Retype only what runs from the beginning of the data through the line with "var yTicks = [-10,-5,0,5,10];"; please omit the pictures and keep every line exact.

+-------+

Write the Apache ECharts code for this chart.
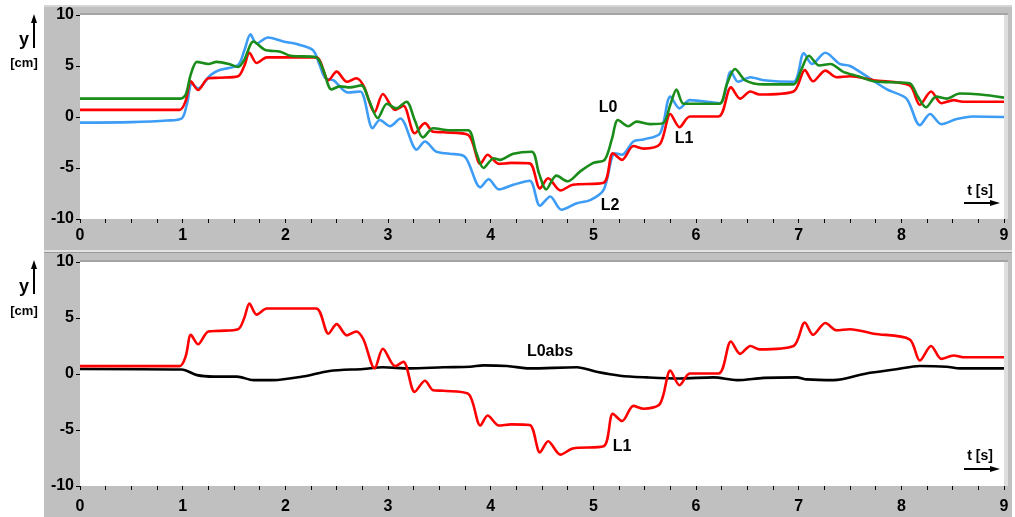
<!DOCTYPE html>
<html>
<head>
<meta charset="utf-8">
<script src="https://cdn.jsdelivr.net/npm/echarts@6/dist/echarts.min.js"></script>
<style>
html,body{margin:0;padding:0;background:#fff;}
#c{width:1015px;height:517px;}
</style>
</head>
<body>
<div id="c"></div>
<script>
// ---- data ----
var xTicks = [0,1,2,3,4,5,6,7,8,9];
var yTicks = [-10,-5,0,5,10];

var tL0 = [0,0.5,0.98,1.03,1.08,1.14,1.25,1.33,1.45,1.54,1.60,1.69,1.80,1.95,2.05,2.30,2.37,2.45,2.53,2.63,2.74,2.82,2.90,2.99,3.08,3.18,3.26,3.34,3.44,3.6,3.78,3.86,3.93,4.03,4.09,4.22,4.40,4.47,4.54,4.64,4.75,4.87,5.0,5.11,5.18,5.24,5.34,5.42,5.55,5.68,5.75,5.81,5.88,6.05,6.23,6.30,6.38,6.48,6.66,6.95,7.02,7.10,7.20,7.31,7.43,7.58,7.73,7.9,8.08,8.16,8.24,8.34,8.44,8.57,8.77,9.0];
var yL0 = [1.8,1.8,1.8,2.2,4.2,5.4,5.2,5.4,5.2,4.9,5.6,7.4,6.6,6.4,6.0,5.85,4.6,2.7,3.0,2.9,3.1,1.5,-0.1,1.3,0.85,1.5,-0.3,-2.0,-1.1,-1.3,-1.3,-3.5,-5.0,-4.05,-4.2,-3.6,-3.4,-5.5,-7.1,-5.75,-6.3,-5.35,-4.5,-4.2,-2.2,-0.3,-0.9,-0.45,-0.7,-0.6,1.2,2.7,1.3,1.3,1.3,3.2,4.7,3.6,3.2,3.2,4.5,6.0,5.05,5.2,4.45,4.0,3.5,3.4,3.3,2.0,0.95,2.0,1.8,2.3,2.2,1.9];

var tL1 = [0,0.5,0.97,1.03,1.08,1.15,1.25,1.36,1.54,1.60,1.65,1.72,1.82,1.98,2.30,2.42,2.50,2.60,2.69,2.76,2.87,2.95,3.07,3.15,3.26,3.36,3.44,3.54,3.78,3.90,3.97,4.08,4.2,4.38,4.48,4.56,4.68,4.80,5.10,5.19,5.28,5.39,5.49,5.65,5.75,5.84,5.94,6.22,6.34,6.43,6.53,6.62,6.95,7.06,7.14,7.26,7.37,7.50,7.73,8.08,8.18,8.29,8.39,8.51,8.6,9.0];
var yL1 = [0.7,0.7,0.7,1.6,3.5,2.65,3.8,3.85,4.0,5.0,6.3,5.3,5.85,5.85,5.85,3.6,4.45,3.45,3.8,3.1,0.5,2.25,0.7,1.1,-1.6,-0.6,-1.45,-1.5,-1.75,-4.6,-3.7,-4.6,-4.5,-4.55,-7.0,-6.0,-7.2,-6.65,-6.45,-3.55,-4.2,-2.85,-3.1,-2.65,0.3,-1.0,0.05,0.05,2.9,1.8,2.5,2.2,2.5,4.6,3.5,4.55,3.9,4.0,3.6,3.1,1.2,2.5,1.35,1.65,1.5,1.5];

var tL2 = [0,0.5,0.85,0.99,1.04,1.09,1.15,1.27,1.36,1.54,1.60,1.66,1.72,1.83,1.98,2.11,2.27,2.33,2.39,2.47,2.61,2.73,2.85,2.92,3.02,3.12,3.28,3.36,3.47,3.6,3.75,3.90,3.98,4.08,4.22,4.38,4.48,4.58,4.69,4.84,4.97,5.10,5.21,5.28,5.39,5.49,5.65,5.75,5.84,5.94,6.23,6.34,6.41,6.53,6.66,6.95,7.05,7.13,7.26,7.40,7.50,7.66,7.86,8.05,8.18,8.28,8.39,8.54,8.70,9.0];
var yL2 = [-0.55,-0.5,-0.35,-0.15,1.2,3.3,2.8,4.1,4.6,5.1,6.5,8.1,7.2,7.8,7.4,7.15,6.55,5.2,3.8,3.6,2.4,2.5,-1.1,-0.3,-0.9,-0.15,-3.2,-2.4,-3.4,-3.6,-3.9,-6.9,-6.1,-7.1,-6.65,-6.25,-8.7,-7.8,-9.1,-8.45,-8.15,-7.15,-3.55,-3.7,-2.4,-2.2,-1.6,2.0,0.85,1.65,1.35,4.45,3.45,3.9,3.6,3.45,6.25,5.2,6.3,5.2,5.0,4.0,2.7,1.8,-0.8,0.3,-0.7,-0.2,0.05,0.0];

var tL0abs = [0,0.99,1.14,1.30,1.53,1.69,1.88,2.17,2.43,2.76,2.95,3.21,3.54,3.80,3.93,4.16,4.38,4.84,5.03,5.26,5.52,5.84,6.17,6.40,6.66,6.98,7.08,7.34,7.66,7.95,8.18,8.44,8.57,9.0];
var yL0abs = [0.45,0.4,-0.1,-0.23,-0.23,-0.55,-0.55,-0.23,0.27,0.45,0.6,0.5,0.6,0.65,0.77,0.71,0.5,0.6,0.2,-0.15,-0.3,-0.4,-0.3,-0.55,-0.35,-0.3,-0.48,-0.55,0.05,0.42,0.71,0.65,0.5,0.5];

function zip(t, y){ return t.map(function(v,i){ return [v, y[i]]; }); }

var FONT = '"Liberation Sans", Arial, sans-serif';
var GREY = '#c0c0c0';

function xAxisCfg(idx, margin){
  return {
    type:'value', gridIndex:idx, min:xTicks[0], max:xTicks[xTicks.length-1], interval:1,
    axisLine:{show:false, onZero:false},
    axisTick:{show:true, length:4, lineStyle:{color:'#000', width:1}},
    minorTick:{show:true, splitNumber:4, length:4, lineStyle:{color:'#000', width:1}},
    splitLine:{show:false},
    axisLabel:{color:'#000', fontFamily:FONT, fontWeight:'bold', fontSize:16, margin:margin,
      formatter:function(v){ return xTicks.indexOf(v)>=0 ? String(v) : ''; }}
  };
}
function yAxisCfg(idx){
  return {
    type:'value', gridIndex:idx, min:yTicks[0], max:yTicks[yTicks.length-1], interval:5,
    axisLine:{show:false, onZero:false},
    axisTick:{show:true, length:4, lineStyle:{color:'#000', width:1}},
    splitLine:{show:false},
    axisLabel:{color:'#000', fontFamily:FONT, fontWeight:'bold', fontSize:16, margin:6}
  };
}
function line(name, data, color, xi){
  return {name:name, type:'line', xAxisIndex:xi, yAxisIndex:xi, data:data, smooth:0.3,
    showSymbol:false, symbol:'none', lineStyle:{color:color, width:2.6}, itemStyle:{color:color},
    animation:false, z:3};
}
function txt(x, y, s, size, align){
  return {type:'text', x:x, y:y, z:100, style:{text:s, fill:'#000', font:'bold '+size+'px '+FONT,
    textAlign:align||'center', textVerticalAlign:'middle'}};
}
function arrowUp(x, y1, y2){
  return [
    {type:'line', z:100, shape:{x1:x, y1:y2, x2:x, y2:y1+6}, style:{stroke:'#000', lineWidth:2}},
    {type:'polygon', z:100, shape:{points:[[x,y1],[x-3,y1+9],[x+3,y1+9]]}, style:{fill:'#000'}}
  ];
}
function arrowRight(x1, x2, y){
  return [
    {type:'line', z:100, shape:{x1:x1, y1:y, x2:x2-6, y2:y}, style:{stroke:'#000', lineWidth:2}},
    {type:'polygon', z:100, shape:{points:[[x2,y],[x2-10,y-3],[x2-10,y+3]]}, style:{fill:'#000'}}
  ];
}

var graphics = [
  {type:'rect', z:-100, shape:{x:44, y:5, width:968, height:245}, style:{fill:GREY}},
  {type:'rect', z:-100, shape:{x:44, y:250, width:968, height:2}, style:{fill:'#e2e2e2'}},
  {type:'rect', z:-100, shape:{x:44, y:252, width:968, height:1}, style:{fill:'#9a9a9a'}},
  {type:'rect', z:-100, shape:{x:44, y:253, width:968, height:264}, style:{fill:GREY}},
  {type:'rect', z:-99, shape:{x:44, y:5, width:968, height:2}, style:{fill:'#d6d6d6'}},
  {type:'rect', z:50, shape:{x:80, y:13, width:928, height:2}, style:{fill:'#a4a4a4'}},
  {type:'rect', z:50, shape:{x:1004, y:15, width:4, height:204}, style:{fill:'#dedede'}},
  {type:'rect', z:50, shape:{x:80, y:260, width:928, height:2}, style:{fill:'#a4a4a4'}},
  {type:'rect', z:50, shape:{x:1004, y:262, width:4, height:224}, style:{fill:'#dedede'}},
  txt(24, 40, 'y', 18),
  txt(24, 63, '[cm]', 13),
  txt(24, 287, 'y', 18),
  txt(24, 311, '[cm]', 13),
  txt(608, 108, 'L0', 16),
  txt(684, 139, 'L1', 16),
  txt(610, 206, 'L2', 16),
  txt(550, 352, 'L0abs', 16),
  txt(622, 447, 'L1', 16),
  txt(980, 191, 't [s]', 14),
  txt(980, 456, 't [s]', 14)
].concat(arrowUp(34, 14, 48), arrowUp(34, 260, 294), arrowRight(964, 1000, 203), arrowRight(964, 1000, 469));

var chart = echarts.init(document.getElementById('c'), null, {renderer:'canvas'});
chart.setOption({
  animation:false,
  backgroundColor:'#fff',
  grid:[
    {left:80, top:15, width:924, height:204, show:true, backgroundColor:'#fff', borderWidth:0},
    {left:80, top:262, width:924, height:224, show:true, backgroundColor:'#fff', borderWidth:0}
  ],
  xAxis:[xAxisCfg(0, 9), xAxisCfg(1, 13)],
  yAxis:[yAxisCfg(0), yAxisCfg(1)],
  series:[
    line('L2', zip(tL2, yL2), '#3d9cf5', 0),
    line('L1', zip(tL1, yL1), '#ff0000', 0),
    line('L0', zip(tL0, yL0), '#1a8c1a', 0),
    line('L0abs', zip(tL0abs, yL0abs), '#000000', 1),
    line('L1', zip(tL1, yL1), '#ff0000', 1)
  ],
  graphic:graphics
});
</script>
</body>
</html>
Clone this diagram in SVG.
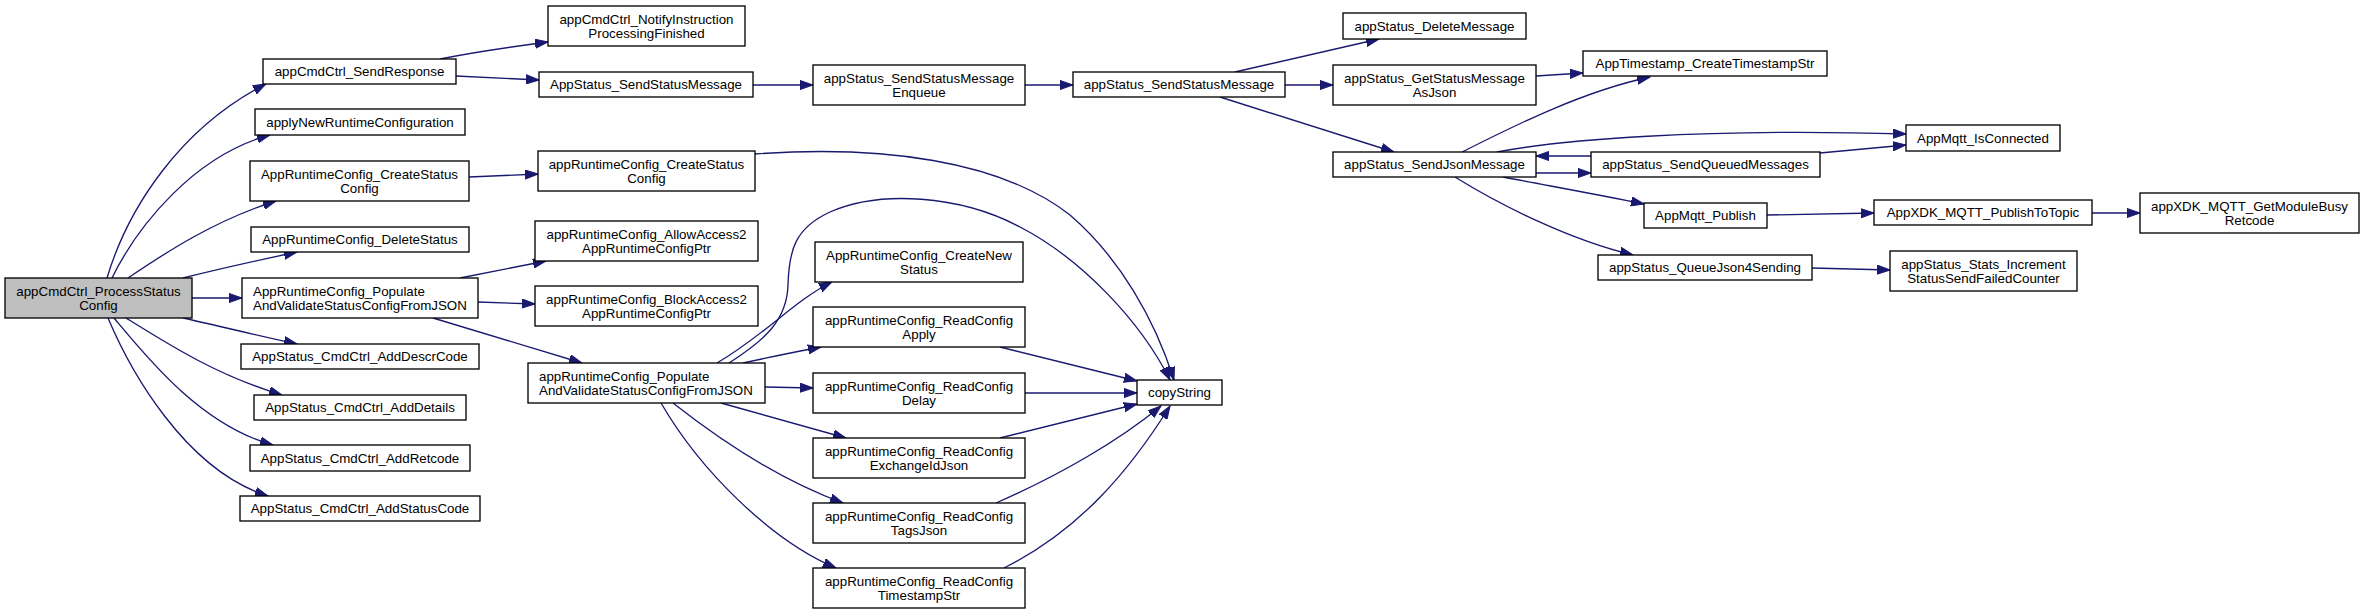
<svg xmlns="http://www.w3.org/2000/svg" width="2364" height="615" viewBox="0 0 2364 615">
<style>
.n rect{fill:#ffffff;stroke:#000000;stroke-width:1.33}
.root rect{fill:#bfbfbf}
text{font-family:"Liberation Sans",Arial,Helvetica,sans-serif;font-size:13.33px;fill:#000000}
.c{text-anchor:middle}
.e path{fill:none;stroke:#191970;stroke-width:1.33;marker-end:url(#a)}
</style>
<defs>
<marker id="a" markerWidth="14" markerHeight="10" refX="13" refY="5" orient="auto" markerUnits="userSpaceOnUse">
<path d="M0,0.4 L13,5 L0,9.6 z" fill="#191970" stroke="#191970" stroke-width="1"/>
</marker>
</defs>
<rect width="2364" height="615" fill="#ffffff"/>
<g class="e" id="connectors">
<path d="M107,278 C128,208 180,128 266,84"/>
<path d="M112,278 C138,225 195,155 270,135"/>
<path d="M128,278 C165,253 215,220 276,201"/>
<path d="M183,278 C215,270 255,261 297,252"/>
<path d="M192,298 L242,298"/>
<path d="M183,318 C215,325 255,335 297,344"/>
<path d="M126,318 C165,342 215,375 282,395"/>
<path d="M114,318 C145,355 200,425 273,445"/>
<path d="M108,318 C130,370 185,470 268,496"/>
<path d="M440,59 C475,52 510,47 548,42"/>
<path d="M456,76 L539,80"/>
<path d="M469,177 L538,174"/>
<path d="M460,278 L546,261"/>
<path d="M478,302 L535,304"/>
<path d="M433,318 L582,363"/>
<path d="M753,85 L813,85"/>
<path d="M1025,85 L1073,85"/>
<path d="M755,154 C880,145 1000,160 1070,215 C1120,258 1155,320 1174,380"/>
<path d="M729,363 C765,340 787,320 788,285 C789,250 795,228 830,212 C880,190 960,195 1020,227 C1080,258 1140,320 1170,380"/>
<path d="M717,363 C765,335 795,300 832,282"/>
<path d="M743,363 C770,357 795,352 821,347"/>
<path d="M765,387 L813,388"/>
<path d="M721,403 L846,438"/>
<path d="M673,403 C720,440 780,480 843,503"/>
<path d="M661,403 C700,470 770,540 836,568"/>
<path d="M1000,347 L1137,381"/>
<path d="M1025,393 L1137,393"/>
<path d="M1000,438 L1137,404"/>
<path d="M996,503 C1060,475 1120,440 1161,406"/>
<path d="M1004,568 C1080,530 1130,470 1170,406"/>
<path d="M1235,72 L1379,39"/>
<path d="M1285,85 L1333,85"/>
<path d="M1220,97 L1394,152"/>
<path d="M1536,76 L1583,73"/>
<path d="M1462,152 C1510,128 1580,92 1650,77"/>
<path d="M1497,152 C1560,140 1700,128 1906,134"/>
<path d="M1536,173 L1591,173"/>
<path d="M1591,156 L1536,156"/>
<path d="M1503,177 C1550,186 1600,195 1644,204"/>
<path d="M1455,177 C1500,205 1570,240 1633,255"/>
<path d="M1820,153 L1906,145"/>
<path d="M1767,215 L1874,213"/>
<path d="M1812,268 L1890,270"/>
<path d="M2092,213 L2140,213"/>
</g>
<g class="n root" id="appCmdCtrl_ProcessStatusConfig"><rect x="5" y="278" width="187" height="40"/><text class="c" x="98.5" y="296">appCmdCtrl_ProcessStatus</text><text class="c" x="98.5" y="310">Config</text></g>
<g class="n" id="appCmdCtrl_SendResponse"><rect x="263" y="59" width="193" height="25"/><text class="c" x="359.5" y="76">appCmdCtrl_SendResponse</text></g>
<g class="n" id="applyNewRuntimeConfiguration"><rect x="255" y="109" width="210" height="26"/><text class="c" x="360" y="126.5">applyNewRuntimeConfiguration</text></g>
<g class="n" id="AppRuntimeConfig_CreateStatusConfig"><rect x="250" y="161" width="219" height="40"/><text class="c" x="359.5" y="179">AppRuntimeConfig_CreateStatus</text><text class="c" x="359.5" y="193">Config</text></g>
<g class="n" id="AppRuntimeConfig_DeleteStatus"><rect x="251" y="227" width="218" height="25"/><text class="c" x="360" y="244">AppRuntimeConfig_DeleteStatus</text></g>
<g class="n" id="AppRuntimeConfig_PopulateAndValidateStatusConfigFromJSON"><rect x="242" y="278" width="236" height="40"/><text x="253" y="296">AppRuntimeConfig_Populate</text><text x="253" y="310">AndValidateStatusConfigFromJSON</text></g>
<g class="n" id="AppStatus_CmdCtrl_AddDescrCode"><rect x="241" y="344" width="238" height="25"/><text class="c" x="360" y="361">AppStatus_CmdCtrl_AddDescrCode</text></g>
<g class="n" id="AppStatus_CmdCtrl_AddDetails"><rect x="254" y="395" width="212" height="25"/><text class="c" x="360" y="412">AppStatus_CmdCtrl_AddDetails</text></g>
<g class="n" id="AppStatus_CmdCtrl_AddRetcode"><rect x="250" y="445" width="220" height="26"/><text class="c" x="360" y="462.5">AppStatus_CmdCtrl_AddRetcode</text></g>
<g class="n" id="AppStatus_CmdCtrl_AddStatusCode"><rect x="240" y="496" width="240" height="25"/><text class="c" x="360" y="513">AppStatus_CmdCtrl_AddStatusCode</text></g>
<g class="n" id="appCmdCtrl_NotifyInstructionProcessingFinished"><rect x="548" y="6" width="197" height="40"/><text class="c" x="646.5" y="24">appCmdCtrl_NotifyInstruction</text><text class="c" x="646.5" y="38">ProcessingFinished</text></g>
<g class="n" id="AppStatus_SendStatusMessage"><rect x="539" y="72" width="214" height="25"/><text class="c" x="646" y="89">AppStatus_SendStatusMessage</text></g>
<g class="n" id="appRuntimeConfig_CreateStatusConfig"><rect x="538" y="151" width="217" height="40"/><text class="c" x="646.5" y="169">appRuntimeConfig_CreateStatus</text><text class="c" x="646.5" y="183">Config</text></g>
<g class="n" id="appRuntimeConfig_AllowAccess2AppRuntimeConfigPtr"><rect x="535" y="221" width="223" height="40"/><text class="c" x="646.5" y="239">appRuntimeConfig_AllowAccess2</text><text class="c" x="646.5" y="253">AppRuntimeConfigPtr</text></g>
<g class="n" id="appRuntimeConfig_BlockAccess2AppRuntimeConfigPtr"><rect x="535" y="286" width="223" height="40"/><text class="c" x="646.5" y="304">appRuntimeConfig_BlockAccess2</text><text class="c" x="646.5" y="318">AppRuntimeConfigPtr</text></g>
<g class="n" id="appRuntimeConfig_PopulateAndValidateStatusConfigFromJSON"><rect x="528" y="363" width="237" height="40"/><text x="539" y="381">appRuntimeConfig_Populate</text><text x="539" y="395">AndValidateStatusConfigFromJSON</text></g>
<g class="n" id="appStatus_SendStatusMessageEnqueue"><rect x="813" y="65" width="212" height="40"/><text class="c" x="919" y="83">appStatus_SendStatusMessage</text><text class="c" x="919" y="97">Enqueue</text></g>
<g class="n" id="AppRuntimeConfig_CreateNewStatus"><rect x="815" y="242" width="208" height="40"/><text class="c" x="919" y="260">AppRuntimeConfig_CreateNew</text><text class="c" x="919" y="274">Status</text></g>
<g class="n" id="appRuntimeConfig_ReadConfigApply"><rect x="813" y="307" width="212" height="40"/><text class="c" x="919" y="325">appRuntimeConfig_ReadConfig</text><text class="c" x="919" y="339">Apply</text></g>
<g class="n" id="appRuntimeConfig_ReadConfigDelay"><rect x="813" y="373" width="212" height="40"/><text class="c" x="919" y="391">appRuntimeConfig_ReadConfig</text><text class="c" x="919" y="405">Delay</text></g>
<g class="n" id="appRuntimeConfig_ReadConfigExchangeIdJson"><rect x="813" y="438" width="212" height="40"/><text class="c" x="919" y="456">appRuntimeConfig_ReadConfig</text><text class="c" x="919" y="470">ExchangeIdJson</text></g>
<g class="n" id="appRuntimeConfig_ReadConfigTagsJson"><rect x="813" y="503" width="212" height="40"/><text class="c" x="919" y="521">appRuntimeConfig_ReadConfig</text><text class="c" x="919" y="535">TagsJson</text></g>
<g class="n" id="appRuntimeConfig_ReadConfigTimestampStr"><rect x="813" y="568" width="212" height="40"/><text class="c" x="919" y="586">appRuntimeConfig_ReadConfig</text><text class="c" x="919" y="600">TimestampStr</text></g>
<g class="n" id="appStatus_SendStatusMessage"><rect x="1073" y="72" width="212" height="25"/><text class="c" x="1179" y="89">appStatus_SendStatusMessage</text></g>
<g class="n" id="copyString"><rect x="1137" y="380" width="85" height="25"/><text class="c" x="1179.5" y="397">copyString</text></g>
<g class="n" id="appStatus_DeleteMessage"><rect x="1343" y="13" width="183" height="26"/><text class="c" x="1434.5" y="30.5">appStatus_DeleteMessage</text></g>
<g class="n" id="appStatus_GetStatusMessageAsJson"><rect x="1333" y="65" width="203" height="40"/><text class="c" x="1434.5" y="83">appStatus_GetStatusMessage</text><text class="c" x="1434.5" y="97">AsJson</text></g>
<g class="n" id="appStatus_SendJsonMessage"><rect x="1333" y="152" width="203" height="25"/><text class="c" x="1434.5" y="169">appStatus_SendJsonMessage</text></g>
<g class="n" id="AppTimestamp_CreateTimestampStr"><rect x="1583" y="51" width="244" height="25"/><text class="c" x="1705" y="68">AppTimestamp_CreateTimestampStr</text></g>
<g class="n" id="appStatus_SendQueuedMessages"><rect x="1591" y="152" width="229" height="25"/><text class="c" x="1705.5" y="169">appStatus_SendQueuedMessages</text></g>
<g class="n" id="AppMqtt_Publish"><rect x="1644" y="203" width="123" height="25"/><text class="c" x="1705.5" y="220">AppMqtt_Publish</text></g>
<g class="n" id="appStatus_QueueJson4Sending"><rect x="1598" y="255" width="214" height="25"/><text class="c" x="1705" y="272">appStatus_QueueJson4Sending</text></g>
<g class="n" id="AppMqtt_IsConnected"><rect x="1906" y="125" width="154" height="26"/><text class="c" x="1983" y="142.5">AppMqtt_IsConnected</text></g>
<g class="n" id="AppXDK_MQTT_PublishToTopic"><rect x="1874" y="200" width="218" height="25"/><text class="c" x="1983" y="217">AppXDK_MQTT_PublishToTopic</text></g>
<g class="n" id="appStatus_Stats_IncrementStatusSendFailedCounter"><rect x="1890" y="251" width="187" height="40"/><text class="c" x="1983.5" y="269">appStatus_Stats_Increment</text><text class="c" x="1983.5" y="283">StatusSendFailedCounter</text></g>
<g class="n" id="appXDK_MQTT_GetModuleBusyRetcode"><rect x="2140" y="193" width="219" height="40"/><text class="c" x="2249.5" y="211">appXDK_MQTT_GetModuleBusy</text><text class="c" x="2249.5" y="225">Retcode</text></g>
</svg>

+-------+

EXERCISE RESULT:
Write the Apache ECharts code for this chart.
<!DOCTYPE html>
<html>
<head>
<meta charset="utf-8">
<script src="https://cdn.jsdelivr.net/npm/echarts@6/dist/echarts.min.js"></script>
<style>
html,body{margin:0;padding:0;background:#fff;}
#c{width:1015px;height:517px;}
</style>
</head>
<body>
<div id="c"></div>
<script>
// ---- data ----
var xTicks = [0,1,2,3,4,5,6,7,8,9];
var yTicks = [-10,-5,0,5,10];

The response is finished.